Speaking of news, I can’t ignore the constant barrage coming from Britain over the sorry state of News Corp. and The News of the World. I can state on
the record that the Walford Gazette, while being a tabloid, has never hacked into anyone’s mobile phone to gain a story.
I’ve been a journalist for over three decades, and wrote for The New York Times early in my career
http://www.nytimes.com/1981/11/15/nyregion/malls-keep-leaflet-limits.html?scp=1&sq=Larry%20Jaffee&st=cse. It’s appalling to think that anyone in my
profession would allow hacking to occur as a regular practice – and be able to fester in a corporate environment – so that more newspapers could be
sold.

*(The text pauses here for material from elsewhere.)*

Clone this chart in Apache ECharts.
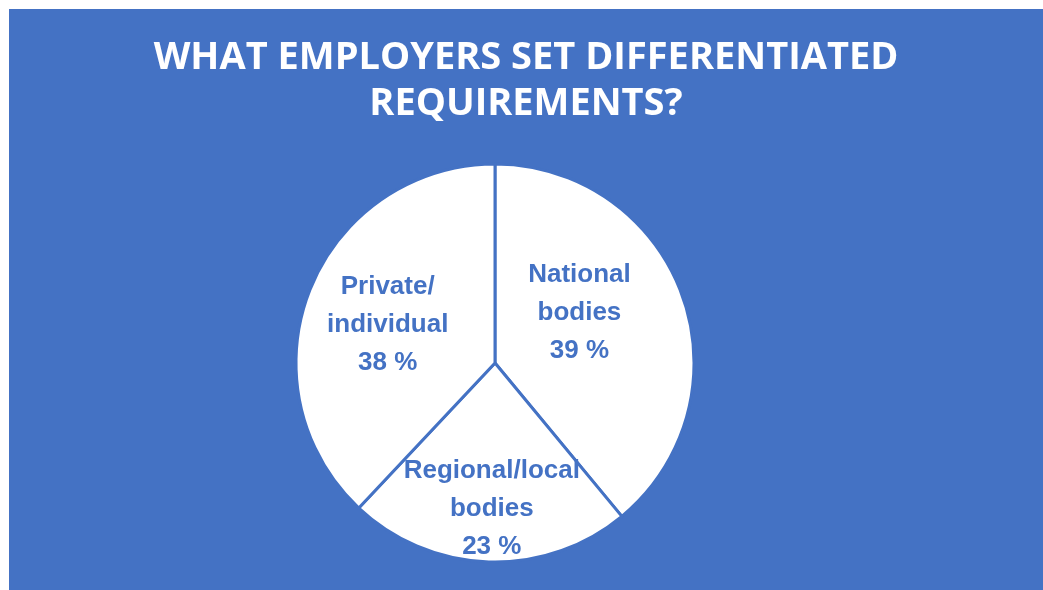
<!DOCTYPE html>
<html lang="en">
<head>
<meta charset="UTF-8">
<title>What employers set differentiated requirements?</title>
<script src="https://cdn.jsdelivr.net/npm/echarts@6/dist/echarts.min.js"></script>
<style>
  html, body { margin: 0; padding: 0; background: #ffffff; }
  #main { position: absolute; left: 9px; top: 9px; width: 1034px; height: 581px; }
</style>
</head>
<body>
<div id="main"></div>
<script>
// data
var categories = ['National\nbodies', 'Regional/local\nbodies', 'Private/\nindividual'];
var shares = [39, 23, 38];
var titleText = 'WHAT EMPLOYERS SET DIFFERENTIATED\nREQUIREMENTS?';

var blue = '#4472C4';
var myChart = echarts.init(document.getElementById('main'));

var pieData = [];
for (var i = 0; i < categories.length; i++) {
    pieData.push({ name: categories[i], value: shares[i] });
}

var option = {
    backgroundColor: blue,
    animation: false,
    title: {
        text: titleText,
        left: 'center',
        top: 21,
        textStyle: {
            color: '#ffffff',
            fontFamily: 'Open Sans',
            fontWeight: 'bold',
            fontSize: 38,
            lineHeight: 46
        }
    },
    series: [
        {
            type: 'pie',
            center: [486, 354],
            radius: 199,
            startAngle: 90,
            clockwise: true,
            data: pieData,
            itemStyle: {
                color: '#ffffff',
                borderColor: blue,
                borderWidth: 3
            },
            label: {
                show: true,
                position: 'inside',
                color: blue,
                fontFamily: 'Liberation Sans',
                fontWeight: 'bold',
                fontSize: 26,
                lineHeight: 38,
                formatter: function (p) { return p.name + '\n' + p.value + ' %'; }
            },
            labelLayout: function (p) {
                if (p.dataIndex === 1) return { dy: 43 };
                if (p.dataIndex === 0) return { dx: -12, dy: -15 };
                return { dx: -12 };
            },
            emphasis: { disabled: true }
        }
    ]
};

myChart.setOption(option);
</script>
</body>
</html>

With so many News Corp. executives eventually working at Rupert Murdoch’s US media properties, such as the New York Post, one can only wonder how
much that disgusting practice was exported here. Apparently The Times of London, once a paper of great renown, had also hacked phones. How soon will
it be before they admit The Sun did so too?
It is true that in late 2003 I attempted to establish a dialogue with Murdoch, urging News Corp. to consider acquiring US rights to EastEnders after
BBC America cancelled the show, which I suggested could have been to his just acquired DirecTV satellite service (since divested) and/or the FX
network. Although he responded (see attachment), I could tell he was humouring me.
The current scandal also brought to mind the reaction I once received from Deepak Verma (Sanjay Kapoor) in 1996 when I showed him a cable I used to
tape record telephone conversations. “So that’s how they do it!” He had been burned by a tabloid, and was still distrustful of the British press. I
assured him I only recorded conversations with the knowledge of the other party and to ensure accuracy. Mobile phones were just beginning to be popular
in those days, but I wonder if that’s what he meant.
The current News Corp implosion – editors are being arrested – reminded me of an encounter I had in 1998 with Ross Kemp (Grant Mitchell) at the studio.
He had just announced he was leaving the show, and the BBC wouldn’t allow me to interview him. He was lounging in a tank top and running shorts, right
outside the set, and for a second I thought to myself [Murdoch’s] The Sun would probably love these pictures. Of course, I didn’t snap a shot. And what
I didn’t know was that Kemp’s then girlfriend Rebekah Wade (later to become wife and ex-wife) was quickly moving up the News Corp. executive ladder and
was editor of News of the World in 2002 when the phone hackings began. Now known as Rebekah Brooks, she resisted resigning from her most recent
position as chief executive of News International as long as she could after the scandal broke. Brooks was arrested earlier today on suspicion of
conspiring to intercept communications, as well as on suspicion of corruption. And a Scotland Yard official just resigned in connection with rumours of
police receiving bribes from reporters. The Cameron regime is under fire for being too cozy to the Murdoch empire.